The user interface architecture principle must also be taken into consideration. The more a software module diverges from the scope of one specific activity, the more it tends to become a universal solution for different classes of activities. The consequence is the loss of the foundation for a clear structural identity, and the inability to develop the characteristic conceptual model for the user interface. This would result in a less usable and less productive interface.

In advanced forms of work with knowledge spaces, combinations of multiple modules will be used. These have to complement one another in order to accurately meet the functional requirements for the corresponding activity. The quality and effectiveness of the system depends on the extent to which the modules and the interaction with them is linked and how friction and loss in workflow across the modules is minimized.

The visuo-spatial paradigm

In the real world, everything visually perceived is in a continuous flow. There are no "cuts" or "jumps," since a human being is bound by physical spatial dimensions. The essence of hyper systems is that one element can be linked to every other element no matter where in the world it is physically stored.

In principle, "jumping" from one element to another is the opposite of a continuous flow. But since human cognition is part of the physical real world, it is targeted towards visually represented continuous transitions. Cuts in artificial environments that are not visually represented have to be consciously memorized and represent a massive cognitive load. In this respect, many conventional operating systems do not solve the problem of organizing objects and system states.

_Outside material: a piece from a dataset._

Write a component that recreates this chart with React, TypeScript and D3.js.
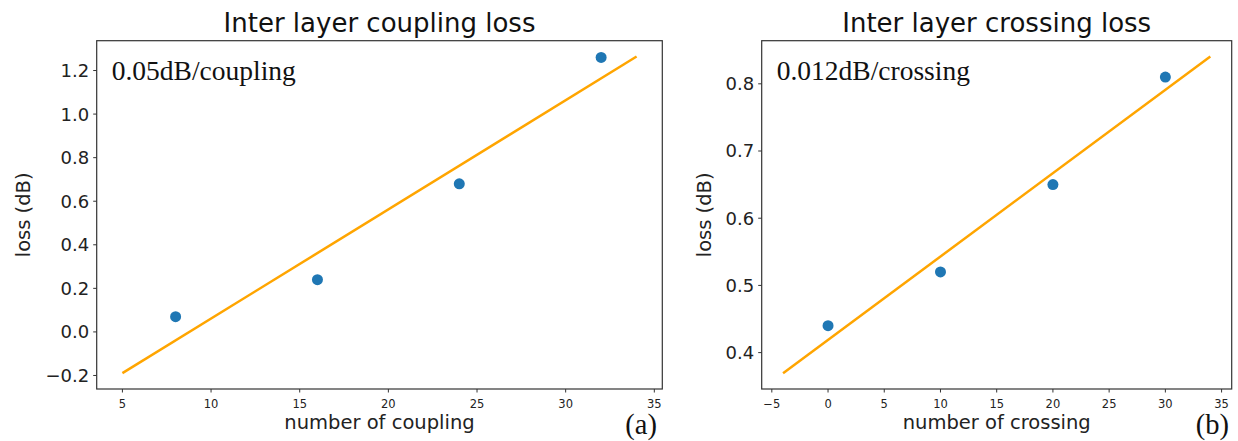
import React from "react";
import * as d3 from "d3";

// Measured loss vs. number of inter-layer couplings
const couplingCount = [8, 16, 24, 32];
const couplingLoss = [0.07, 0.24, 0.68, 1.26];
const couplingFitRange = [5, 34];
const couplingXTicks = [5, 10, 15, 20, 25, 30, 35];
const couplingYTicks = [-0.2, 0, 0.2, 0.4, 0.6, 0.8, 1.0, 1.2];

// Measured loss vs. number of inter-layer crossings
const crossingCount = [0, 10, 20, 30];
const crossingLoss = [0.44, 0.52, 0.65, 0.81];
const crossingFitRange = [-4, 34];
const crossingXTicks = [-5, 0, 5, 10, 15, 20, 25, 30, 35];
const crossingYTicks = [0.4, 0.5, 0.6, 0.7, 0.8];

const W = 1238;
const H = 441;
const SANS = "'DejaVu Sans', sans-serif";
const SERIF = "'Liberation Serif', 'Times New Roman', serif";
const BLUE = "#1f77b4";
const ORANGE = "#ffa500";

function linearFit(xs: number[], ys: number[]) {
  const mx = d3.mean(xs)!;
  const my = d3.mean(ys)!;
  let num = 0;
  let den = 0;
  xs.forEach((x, i) => {
    num += (x - mx) * (ys[i] - my);
    den += (x - mx) * (x - mx);
  });
  const slope = num / den;
  return { slope, intercept: my - slope * mx };
}

// matplotlib-style 5% autoscale margin
function padded(lo: number, hi: number) {
  const m = (hi - lo) * 0.05;
  return [lo - m, hi + m];
}

const fmtTick = (v: number, decimals: number) => {
  const s = v.toFixed(decimals);
  return s.startsWith("-") ? "\u2212" + s.slice(1) : s;
};

type PanelProps = {
  left: number;
  right: number;
  top: number;
  bottom: number;
  xs: number[];
  ys: number[];
  fitRange: number[];
  xTicks: number[];
  yTicks: number[];
  yDecimals: number;
  title: string;
  xLabel: string;
  note: string;
  tag: string;
  yLabelX: number;
  tagRight: number;
};

function Panel(p: PanelProps) {
  const fit = linearFit(p.xs, p.ys);
  const fx0 = p.fitRange[0];
  const fx1 = p.fitRange[1];
  const fy0 = fit.intercept + fit.slope * fx0;
  const fy1 = fit.intercept + fit.slope * fx1;
  const xDom = padded(fx0, fx1);
  const yDom = padded(
    Math.min(fy0, fy1, ...p.ys),
    Math.max(fy0, fy1, ...p.ys)
  );
  const x = d3.scaleLinear().domain(xDom).range([p.left, p.right]);
  const y = d3.scaleLinear().domain(yDom).range([p.bottom, p.top]);
  const line = d3.line<number>()
    .x((v) => x(v))
    .y((v) => y(fit.intercept + fit.slope * v));
  const tickLen = 3.5;
  const cx = (p.left + p.right) / 2;
  const cy = (p.top + p.bottom) / 2;

  return (
    <g>
      <text x={cx} y={32} textAnchor="middle" fontFamily={SANS} fontSize={26} fill="#111">
        {p.title}
      </text>
      <path d={line([fx0, fx1]) || ""} fill="none" stroke={ORANGE} strokeWidth={2.5} />
      {p.xs.map((v, i) => (
        <circle key={i} cx={x(v)} cy={y(p.ys[i])} r={5.5} fill={BLUE} />
      ))}
      <rect
        x={p.left}
        y={p.top}
        width={p.right - p.left}
        height={p.bottom - p.top}
        fill="none"
        stroke="#333"
        strokeWidth={1.2}
      />
      {p.xTicks.map((t) => (
        <g key={"x" + t}>
          <line x1={x(t)} x2={x(t)} y1={p.bottom} y2={p.bottom + tickLen} stroke="#333" strokeWidth={1} />
          <text x={x(t)} y={408} textAnchor="middle" fontFamily={SANS} fontSize={11.5} fill="#222">
            {fmtTick(t, 0)}
          </text>
        </g>
      ))}
      {p.yTicks.map((t) => (
        <g key={"y" + t}>
          <line x1={p.left - tickLen} x2={p.left} y1={y(t)} y2={y(t)} stroke="#333" strokeWidth={1} />
          <text
            x={p.left - 7.5}
            y={y(t)}
            dy="0.36em"
            textAnchor="end"
            fontFamily={SANS}
            fontSize={18}
            fill="#222"
          >
            {fmtTick(t, p.yDecimals)}
          </text>
        </g>
      ))}
      <text x={cx} y={429} textAnchor="middle" fontFamily={SANS} fontSize={19.5} fill="#222">
        {p.xLabel}
      </text>
      <text
        transform={`translate(${p.yLabelX},${cy}) rotate(-90)`}
        textAnchor="middle"
        dy="0.36em"
        fontFamily={SANS}
        fontSize={19.5}
        fill="#222"
      >
        loss (dB)
      </text>
      <text x={p.left + 15} y={80} fontFamily={SERIF} fontSize={27.5} fill="#111">
        {p.note}
      </text>
      <text x={p.tagRight} y={434} textAnchor="end" fontFamily={SERIF} fontSize={28.5} fill="#111">
        {p.tag}
      </text>
    </g>
  );
}

export default function App() {
  return (
    <svg
      width={W}
      height={H}
      viewBox={`0 0 ${W} ${H}`}
      style={{ position: "absolute", left: 0, top: 0, background: "#fff" }}
    >
      <rect x={0} y={0} width={W} height={H} fill="#fff" />
      <Panel
        left={96.7}
        right={662.3}
        top={40.7}
        bottom={389}
        xs={couplingCount}
        ys={couplingLoss}
        fitRange={couplingFitRange}
        xTicks={couplingXTicks}
        yTicks={couplingYTicks}
        yDecimals={1}
        title="Inter layer coupling loss"
        xLabel="number of coupling"
        note="0.05dB/coupling"
        tag="(a)"
        yLabelX={23}
        tagRight={657}
      />
      <Panel
        left={761.7}
        right={1231.7}
        top={40.7}
        bottom={389}
        xs={crossingCount}
        ys={crossingLoss}
        fitRange={crossingFitRange}
        xTicks={crossingXTicks}
        yTicks={crossingYTicks}
        yDecimals={1}
        title="Inter layer crossing loss"
        xLabel="number of crossing"
        note="0.012dB/crossing"
        tag="(b)"
        yLabelX={704}
        tagRight={1229}
      />
    </svg>
  );
}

Locations represented within a consistent spatial system can be stored in a person's spatial short-term memory and do not require cognitive processing. The task of information assimilation is offloaded from the perceptual system to the cognitive system. These visualization principles lead to a higher speed and a higher bandwidth that the user can process.

The optimum would be to find a spatial mental model representing the hyper system in a way that can be perceived as a continuous spatial system. In this spatial system, the perception of changes in perspective could be supported by visualizing them through animated transitions. Only if needed -- in isolated cases -- appropriate "magic features" that go beyond the spatial model might be introduced. Werner Kuhn defines "Magic in a user interface [...] to be a liberation from the constraints of the physical world, taking advantage of the flexibility inherent in software."

References

Canter, David, Rivers, Rod and Storrs, Graham. "Characterizing User Navigation Through Complex Data Structures." Behaviour and Information Technology, 1985.

Miller, George A. "The Magical Number Seven, Plus or Minus Two: Some Limits on Our Capacity for Processing Information," The Psychological Review, Vol. 63, 1956, pp. 81-97.

Kuhn, Werner. "7+/-2 Questions and Answers about Metaphors for GIS User Interfaces," in Cognitive Aspects of Human-Computer Interaction for Geographic Information Systems, (Nyerges, T. L., et al., eds.), Series D: Behavioural and Social Sciences, Vol. 83, 1995. Dordrecht: Kluwer Academic Publishers, pp. 113-122.